LRN (company)


LRN, founded in 1994, is an American company which provides advising and educating on ethics, regulatory compliance, and corporate culture to other organizations. When founded, the company focused on the legal industry and was named Legal Research Network, before expanding into other fields. The company's founder Dov Seidman, also wrote the book How, about the role of ethics in business.

History

Founding (1994)

Dov Seidman founded Legal Research Network two years out of Harvard Law School. Seidman's business plan was to offer legal knowledge and analysis services through an expert network of academics and lawyers. This research could then be repurposed in a database licensed to companies.
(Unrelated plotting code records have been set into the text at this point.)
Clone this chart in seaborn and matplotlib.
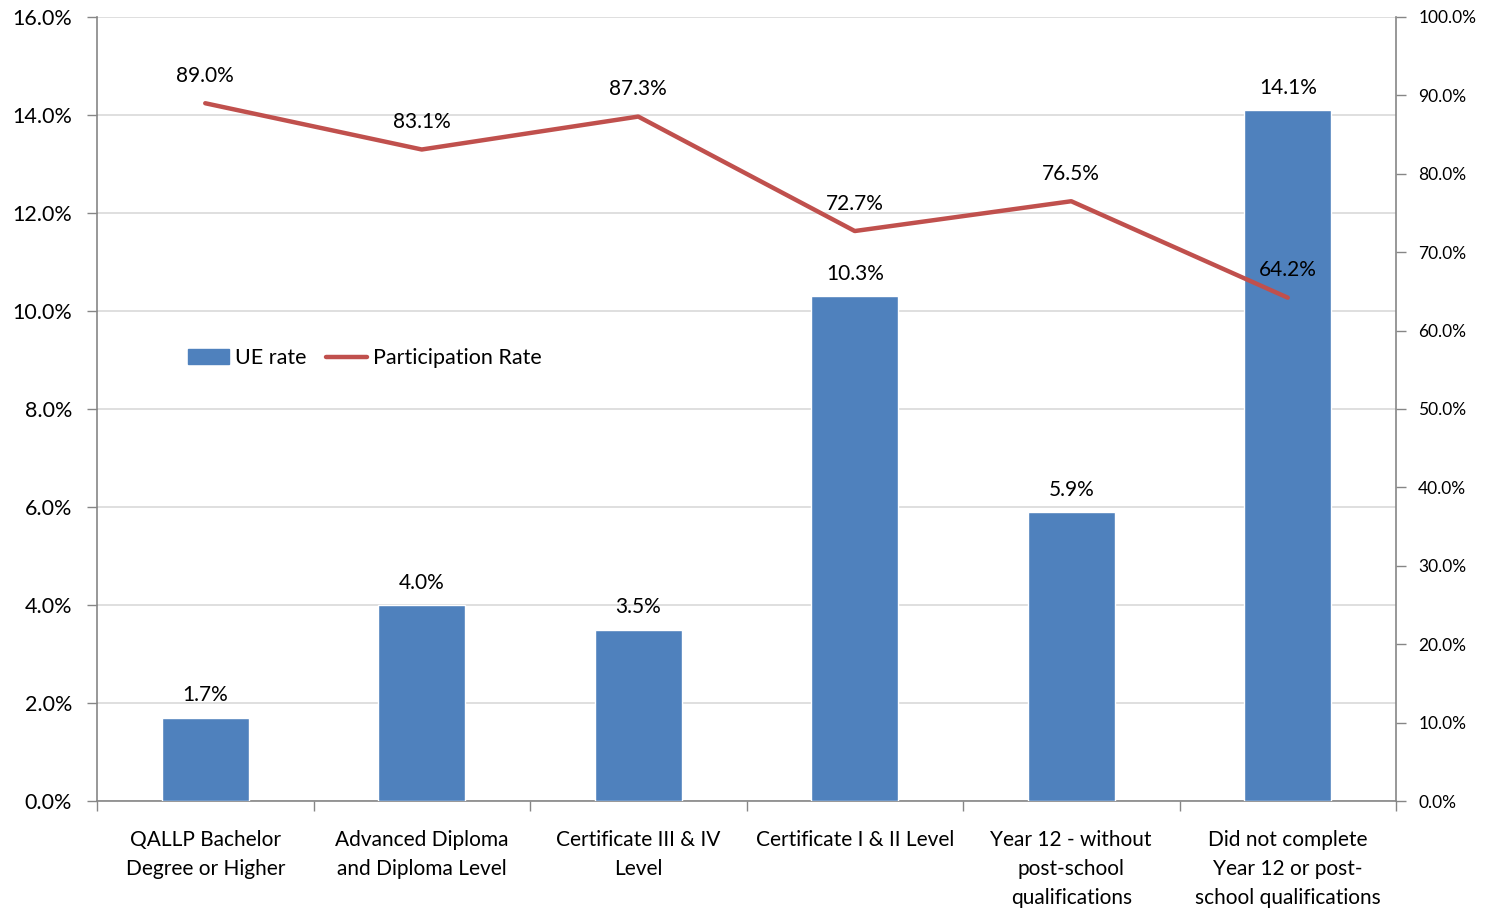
import numpy as np
import matplotlib
matplotlib.use("Agg")
import matplotlib.pyplot as plt
import seaborn as sns
import pandas as pd
from matplotlib.ticker import FuncFormatter, FixedLocator
from matplotlib.patches import Patch
from matplotlib.lines import Line2D

categories = ["QALLP Bachelor\nDegree or Higher", "Advanced Diploma\nand Diploma Level",
              "Certificate III & IV\nLevel", "Certificate I & II Level",
              "Year 12 - without\npost-school\nqualifications",
              "Did not complete\nYear 12 or post-\nschool qualifications"]
ue_rate = [1.7, 4.0, 3.5, 10.3, 5.9, 14.1]
participation = [89.0, 83.1, 87.3, 72.7, 76.5, 64.2]

blue = "#4F81BD"
red = "#C0504D"
grey = "#868686"
txt = "#000000"

sns.set_style("white")
plt.rcParams["font.family"] = ["Lato", "DejaVu Sans"]

df = pd.DataFrame({"cat": categories, "ue": ue_rate, "part": participation})

fig = plt.figure(figsize=(14.85, 9.11), dpi=100)
ax = fig.add_axes([97 / 1485, 1 - 801 / 911, 1299 / 1485, 784 / 911])

sns.barplot(data=df, x="cat", y="ue", color=blue, width=0.4, saturation=1, ax=ax, zorder=3)
ax.set_ylim(0, 16)
ax.set_xlim(-0.5, 5.5)
ax.set_yticks(np.arange(0, 16.1, 2))
ax.yaxis.set_major_formatter(FuncFormatter(lambda v, p: f"{v:.1f}%"))
ax.grid(axis="y", color="#D9D9D9", linewidth=1.2, zorder=0)
ax.set_axisbelow(True)
ax.set_xlabel("")
ax.set_ylabel("")
ax.tick_params(axis="y", labelsize=15.5, length=7, width=1, color=grey, left=True, pad=11,
               labelcolor=txt)
ax.tick_params(axis="x", labelsize=15, length=0, pad=21, labelcolor=txt)
for lab in ax.get_xticklabels():
    lab.set_linespacing(1.55)
ax.xaxis.set_minor_locator(FixedLocator(np.arange(-0.5, 6, 1)))
ax.tick_params(axis="x", which="minor", length=7, width=1, color=grey, bottom=True)
for s in ["top", "right"]:
    ax.spines[s].set_visible(False)
for s in ["left", "bottom"]:
    ax.spines[s].set_color(grey)
    ax.spines[s].set_linewidth(1.2)

for i, v in enumerate(ue_rate):
    ax.text(i, v + 0.25, f"{v:.1f}%", ha="center", va="bottom", fontsize=15, color=txt)

ax2 = ax.twinx()
sns.lineplot(x=np.arange(len(participation)), y=participation, color=red, linewidth=3.2, ax=ax2)
ax2.set_ylim(0, 100)
ax2.set_yticks(np.arange(0, 100.1, 10))
ax2.yaxis.set_major_formatter(FuncFormatter(lambda v, p: f"{v:.1f}%"))
ax2.tick_params(axis="y", labelsize=12.5, length=7, width=1, color=grey, right=True, pad=9,
                labelcolor=txt)
for s in ["top", "left", "bottom"]:
    ax2.spines[s].set_visible(False)
ax2.spines["right"].set_color(grey)
ax2.spines["right"].set_linewidth(1.2)
ax2.set_xlim(-0.5, 5.5)

for i, v in enumerate(participation):
    ax2.text(i, v + 2.2, f"{v:.1f}%", ha="center", va="bottom", fontsize=15, color=txt)

handles = [Patch(facecolor=blue, edgecolor=blue),
           Line2D([0], [0], color=red, linewidth=3.2)]
leg = ax2.legend(handles, ["UE rate", "Participation Rate"], loc="center left",
                 bbox_to_anchor=(0.055, 0.565), ncol=2, frameon=False, fontsize=15.5,
                 handlelength=1.9, handletextpad=0.3, columnspacing=0.9)
for t in leg.get_texts():
    t.set_color(txt)

fig.savefig("out.png", dpi=100)
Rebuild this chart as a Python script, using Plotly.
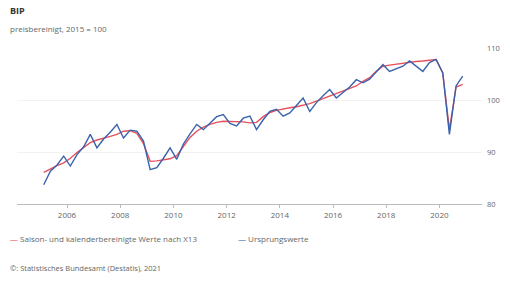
import plotly.graph_objects as go

years = list(range(2005, 2021))
quarters = [1, 2, 3, 4]

# Ursprungswerte (unadjusted), quarterly 2005Q1..2020Q4
original = [
    83.7, 86.3, 87.5, 89.2,
    87.3, 89.5, 91.0, 93.4,
    90.8, 92.5, 93.8, 95.3,
    92.7, 94.2, 94.0, 92.1,
    86.6, 87.0, 88.8, 90.8,
    88.6, 91.5, 93.5, 95.3,
    94.3, 95.5, 96.8, 97.2,
    95.5, 95.0, 96.5, 96.9,
    94.3, 96.2, 97.8, 98.2,
    96.9, 97.5, 99.0, 100.4,
    97.8, 99.5, 100.8, 102.0,
    100.4, 101.5, 102.5, 103.9,
    103.3, 104.0, 105.5, 106.8,
    105.5, 106.0, 106.5, 107.5,
    106.5, 105.5, 107.2, 107.8,
    105.2, 93.4, 102.7, 104.6,
]

# Saison- und kalenderbereinigt (X13)
adjusted = [
    86.1, 86.8, 87.4, 87.9,
    88.8, 89.9, 90.9, 91.8,
    92.3, 92.6, 93.0, 93.4,
    94.0, 94.1, 93.6, 91.6,
    88.2, 88.3, 88.5, 88.7,
    89.3, 91.0, 92.8, 94.0,
    94.8, 95.3, 95.7, 95.9,
    95.9, 95.9, 95.8, 95.6,
    95.7, 96.8, 97.6, 98.0,
    98.3, 98.5, 98.7, 99.0,
    99.3, 99.8, 100.3, 100.7,
    101.2, 101.8, 102.2, 102.7,
    103.6, 104.3, 105.5, 106.5,
    106.7, 106.9, 107.0, 107.2,
    107.4, 107.5, 107.6, 107.8,
    105.2, 94.3, 102.5, 103.0,
]

x_ticks = [2006, 2008, 2010, 2012, 2014, 2016, 2018, 2020]
y_ticks = [80, 90, 100, 110]

name_adj = "Saison- und kalenderbereinigte Werte nach X13"
name_orig = "Ursprungswerte"

x = [y + (q - 0.5) / 4 for y in years for q in quarters]

RED = "#e8505b"
BLUE = "#3a63ad"
FONT = "Open Sans"
GREY = "#666666"

fig = go.Figure()
fig.add_trace(go.Scatter(x=x, y=adjusted, mode="lines", name=name_adj,
                         line=dict(color=RED, width=1.4), showlegend=False))
fig.add_trace(go.Scatter(x=x, y=original, mode="lines", name=name_orig,
                         line=dict(color=BLUE, width=1.4), showlegend=False))

fig.update_layout(
    width=510, height=282,
    margin=dict(l=17, r=28, t=48, b=78),
    paper_bgcolor="white", plot_bgcolor="white",
    font=dict(family=FONT, size=8, color=GREY),
    xaxis=dict(range=[2004.12, 2021.6], tickvals=x_ticks,
               ticktext=[str(t) for t in x_ticks],
               showgrid=False, showline=True, linecolor="#bbbbbb", linewidth=1,
               ticks="outside", ticklen=3, tickcolor="#bbbbbb",
               zeroline=False, tickfont=dict(size=8, color=GREY)),
    yaxis=dict(range=[80, 110], tickvals=y_ticks, side="right",
               showgrid=True, gridcolor="#f2f2f2", zeroline=False,
               showline=False, tickfont=dict(size=7.5, color=GREY),
               ticklabelstandoff=4, automargin=False),
    annotations=[
        dict(text="<b>BIP</b>", showarrow=False),
        dict(text="preisbereinigt, 2015 = 100", showarrow=False),
        dict(text=f"<span style='color:{RED}'>—</span> {name_adj}", showarrow=False),
        dict(text=f"<span style='color:{BLUE}'>—</span> {name_orig}", showarrow=False),
        dict(text="©: Statistisches Bundesamt (Destatis), 2021", showarrow=False),
    ],
)

# place annotations in pixel-like paper fractions
W, H = 510, 282
pw, ph = W - 17 - 28, H - 48 - 78
def px(xp):
    return (xp - 17) / pw
def py(yp):
    return (H - 78 - yp) / ph

specs = [
    (8, 10, 9, "#333333"),
    (8, 28, 8, GREY),
    (8, 238, 8, GREY),
    (236, 238, 8, GREY),
    (8, 268, 7.5, GREY),
]
anns = list(fig.layout.annotations)
for a, (xp, yp, fs, col) in zip(anns, specs):
    a.update(xref="paper", yref="paper", x=px(xp), y=py(yp),
             xanchor="left", yanchor="middle",
             font=dict(family=FONT, size=fs, color=col))
fig.layout.annotations = anns

fig.write_html("out.html",
               config={"displayModeBar": False},
               post_script="document.body.style.margin='0';document.body.style.overflow='hidden';")
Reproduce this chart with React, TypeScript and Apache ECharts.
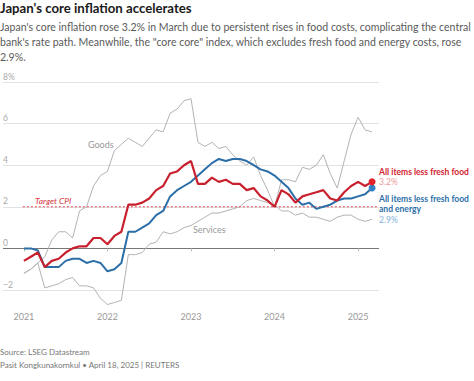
import React, { useEffect, useRef } from "react";
import * as echarts from "echarts";

// Months from Jan 2021 (index 0) to Mar 2025 (index 50)
const startYear = 2021;
const yearTicks = [0, 12, 24, 36, 48];

const lessFreshFood = [
  -0.6, -0.4, -0.2, -0.9, -0.6, -0.5, -0.2, 0.0, 0.1, 0.1, 0.5, 0.5,
  0.2, 0.6, 0.8, 2.1, 2.1, 2.2, 2.4, 2.8, 3.0, 3.6, 3.7, 4.0,
  4.2, 3.1, 3.1, 3.4, 3.2, 3.3, 3.1, 3.1, 2.8, 2.9, 2.5, 2.3,
  2.0, 2.8, 2.6, 2.2, 2.5, 2.6, 2.7, 2.8, 2.4, 2.3, 2.7, 3.0,
  3.2, 3.0, 3.2,
];
const lessFreshFoodEnergy = [
  0.0, 0.0, -0.1, -0.9, -0.9, -0.9, -0.6, -0.5, -0.5, -0.7, -0.6, -0.7,
  -1.1, -1.0, -0.7, 0.8, 0.8, 1.0, 1.2, 1.6, 1.8, 2.5, 2.8, 3.0,
  3.2, 3.5, 3.8, 4.1, 4.3, 4.2, 4.3, 4.3, 4.2, 4.0, 3.8, 3.7,
  3.5, 3.2, 2.9, 2.4, 2.1, 2.2, 1.9, 2.0, 2.1, 2.3, 2.4, 2.4,
  2.5, 2.6, 2.9,
];
const goods = [
  -1.2, -1.0, -0.7, -0.4, 0.4, 0.8, 0.8, 0.5, 1.8, 2.0, 3.0, 3.5,
  3.7, 4.7, 5.0, 5.3, 5.1, 4.9, 5.3, 5.7, 5.6, 6.5, 6.7, 7.1,
  7.2, 5.1, 4.9, 5.1, 4.8, 4.9, 4.5, 4.2, 4.0, 4.4, 3.5, 2.8,
  2.0, 3.3, 3.3, 3.2, 3.9, 3.8, 4.0, 4.5, 3.6, 2.9, 4.2, 5.5,
  6.3, 5.7, 5.6,
];
const services = [
  -1.2, -1.0, -0.7, -1.9, -1.8, -1.7, -1.5, -1.4, -1.8, -1.8, -1.9, -2.4,
  -2.7, -2.6, -2.5, -0.3, -0.3, -0.2, 0.2, 0.3, 0.8, 0.7, 0.8, 1.0,
  1.1, 1.3, 1.5, 1.7, 1.7, 1.8, 1.9, 2.0, 2.3, 2.4, 2.3, 2.2,
  2.1, 1.8, 1.8, 1.6, 1.7, 1.5, 1.5, 1.4, 1.3, 1.5, 1.6, 1.6,
  1.4, 1.3, 1.4,
];
const targetCPI = 2;
const targetSpan = [-0.15, 50.9];
const yTicks = [-2, 0, 2, 4, 6, 8];

const titleText = "Japan's core inflation accelerates";
const subtitleText =
  "Japan's core inflation rose 3.2% in March due to persistent rises in food costs, complicating the central\n" +
  "bank's rate path. Meanwhile, the \"core core\" index, which excludes fresh food and energy costs, rose\n" +
  "2.9%.";
const footerText = "Source: LSEG Datastream\nPasit Kongkunakornkul \u2022 April 18, 2025 | REUTERS";

const RED = "#c8202d";
const BLUE = "#2b6ea8";
const GRAY = "#b3b3b3";
const FONT = "Lato, 'Open Sans', sans-serif";

const toPairs = (arr: number[]) => arr.map((v, i) => [i, v]);

export default function App() {
  const ref = useRef<HTMLDivElement>(null);
  useEffect(() => {
    document.body.style.margin = "0";
    if (!ref.current) return;
    const chart = echarts.init(ref.current, undefined, { renderer: "svg" });
    const lastIdx = lessFreshFood.length - 1;
    const endSize = (_v: any, p: any) => (p.dataIndex === lastIdx ? 7 : 0);
    const option: any = {
      animation: false,
      textStyle: { fontFamily: FONT },
      title: [
        {
          text: titleText,
          left: 0,
          top: 1,
          padding: 0,
          textStyle: { fontFamily: FONT, fontWeight: "bold", fontSize: 13.2, color: "#1a1a1a" },
        },
        {
          text: subtitleText,
          left: 0,
          top: 19,
          padding: 0,
          textStyle: { fontFamily: FONT, fontWeight: "normal", fontSize: 10.55, lineHeight: 15, color: "#5a5a5a" },
        },
        {
          text: footerText,
          left: 0,
          top: 345,
          padding: 0,
          textStyle: { fontFamily: FONT, fontWeight: "normal", fontSize: 8, lineHeight: 13, color: "#777" },
        },
      ],
      grid: { left: 0, right: 95, top: 82, bottom: 91, containLabel: false },
      xAxis: {
        type: "value",
        min: -3,
        max: 51,
        offset: 14,
        splitLine: { show: false },
        axisLine: { show: false },
        axisTick: { show: true, customValues: yearTicks, length: 3, lineStyle: { color: "#bbb" } },
        axisLabel: {
          customValues: yearTicks,
          formatter: (v: number) => String(startYear + v / 12),
          color: "#999",
          fontSize: 9,
          margin: 8,
          fontFamily: FONT,
        },
      },
      yAxis: {
        type: "value",
        min: yTicks[0],
        max: yTicks[yTicks.length - 1],
        interval: 2,
        axisLine: { show: false },
        axisTick: { show: false },
        axisLabel: {
          inside: true,
          margin: 0,
          verticalAlign: "bottom",
          lineHeight: 11,
          color: "#aaa",
          fontSize: 8.5,
          fontFamily: FONT,
          formatter: (v: number) => (v === 8 ? "8%" : v < 0 ? "\u2212" + Math.abs(v) : String(v)),
        },
        splitLine: {
          lineStyle: { color: ["#e2e2e2", "#777", "#e2e2e2", "#e2e2e2", "#e2e2e2", "#e2e2e2"], width: 1 },
        },
      },
      graphic: [
        { type: "text", left: 88, top: 140, style: { text: "Goods", fill: "#999", fontSize: 9, fontFamily: FONT } },
        { type: "text", left: 193, top: 225, style: { text: "Services", fill: "#999", fontSize: 9, fontFamily: FONT } },
        {
          type: "text",
          left: 35,
          top: 196,
          style: { text: "Target CPI", fill: "#d8363d", fontSize: 8.5, fontStyle: "italic", fontFamily: FONT },
        },
      ],
      series: [
        {
          name: "Target CPI",
          type: "line",
          data: targetSpan.map((x) => [x, targetCPI]),
          symbol: "none",
          clip: false,
          silent: true,
          lineStyle: { color: "#e0454b", type: [2, 2], width: 1 },
          z: 2,
        },
        {
          name: "Goods",
          type: "line",
          data: toPairs(goods),
          symbol: "none",
          clip: false,
          lineStyle: { color: GRAY, width: 1 },
          z: 1,
        },
        {
          name: "Services",
          type: "line",
          data: toPairs(services),
          symbol: "none",
          clip: false,
          lineStyle: { color: GRAY, width: 1 },
          z: 1,
        },
        {
          name: "All items less fresh food and energy",
          type: "line",
          data: toPairs(lessFreshFoodEnergy),
          symbol: "circle",
          symbolSize: endSize,
          showSymbol: true,
          showAllSymbol: true,
          clip: false,
          itemStyle: { color: "#3481c4" },
          lineStyle: { color: BLUE, width: 2 },
          z: 3,
          endLabel: {
            show: true,
            align: "left",
            verticalAlign: "middle",
            distance: 7,
            offset: [0, 21],
            formatter: () =>
              `{a|All items less fresh food}\n{a|and energy}\n{b|${lessFreshFoodEnergy[lastIdx].toFixed(1)}%}`,
            rich: {
              a: { color: BLUE, fontWeight: "bold", fontSize: 8.5, lineHeight: 10.5, fontFamily: FONT },
              b: { color: "#7fb2dc", fontSize: 8.5, lineHeight: 10.5, fontFamily: FONT },
            },
          },
        },
        {
          name: "All items less fresh food",
          type: "line",
          data: toPairs(lessFreshFood),
          symbol: "circle",
          symbolSize: endSize,
          showSymbol: true,
          showAllSymbol: true,
          clip: false,
          itemStyle: { color: "#e3222b" },
          lineStyle: { color: RED, width: 2.2 },
          z: 4,
          endLabel: {
            show: true,
            align: "left",
            verticalAlign: "middle",
            distance: 7,
            offset: [0, -5],
            formatter: () => `{a|All items less fresh food}\n{b|${lessFreshFood[lastIdx].toFixed(1)}%}`,
            rich: {
              a: { color: "#d2232f", fontWeight: "bold", fontSize: 8.5, lineHeight: 10.5, fontFamily: FONT },
              b: { color: "#ef9a9a", fontSize: 8.5, lineHeight: 10.5, fontFamily: FONT },
            },
          },
        },
      ],
    };
    chart.setOption(option);
    return () => chart.dispose();
  }, []);
  return (
    <div
      ref={ref}
      style={{ position: "absolute", left: 0, top: 0, width: 474, height: 381, background: "#fff" }}
    />
  );
}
He was able to pre-sell a $500,000 contract to MCI based on the idea. He raised $2 million from 42 investors to launch the company.
In the first year, LRN had a network of 1,100 legal experts in over 2,500 subjects reported by the Washington Post as being "mostly law professors, solo practitioners and lawyers on leave from their regular jobs".

Expansion into Training

The company added ethics and compliance training in the later 1990s as part of an effort to spread legal and ethical awareness throughout organizations, instead of just in their law departments. Online classes, starting in the 2000s, facilitated mass training of thousands of employees at large multi-nationals like Johnson & Johnson and Pfizer. Pfizer trained all 150,000 of its employees with LRN courses. Subjects included complying with sexual harassment laws, trade secrets and anti-trust.
By the year 2000, 200 of the Fortune 500 companies were clients of LRN. Starting in the early 2000s, the company offered "common standards" for ethics and corporate compliance education. Competitors like Johnson & Johnson and Pfizer shared as much of 90% of the course materials, helping to standardize best practices for business ethics in corporate America.
Seidman testified in 2004 before the U.S. Sentencing Commission, regarding the Federal Sentencing Guidelines, about the need for companies to develop ethical cultures instead of "check-the-box", compliance-only approaches.
Since 2008, LRN has been the corporate partner of The Elie Wiesel Foundation for Humanity’s Prize in Ethics Essay Contest, an annual competition for students to analyze ethical issues.

Operations

Services

LRN's services include analyzing corporate cultures, rewriting their codes of conduct, and providing ethical-compliance education and training to their employees. LRN emphasizes principles and values rather than "blindly" following rules.
Its online education platform offers about 500 courses in 50 languages, on topics including international corruption law, intellectual property, data protection, and environmental sustainability. LRN ethics training materials include videos, blogs, quizzes, social media and video games. Dell told the Wall Street Journal in 2014 that LRN developed an ethics game for it entitled the "Honesty Project."

Organization

Job titles were largely eliminated from the company, and "employee councils" handle major functions like recruiting and conflict resolution.
LRN was originally headquartered in California and moved its headquarters to New York City in 2012. It also has offices in London and India.
In 2007, Seidman published the book How, which discussed the business philosophy created at LRN. In it, he argues that companies that "outbehave" the competition will also outperform the competition financially.

Finances

It received a $30 million investment from Softbank in 2000.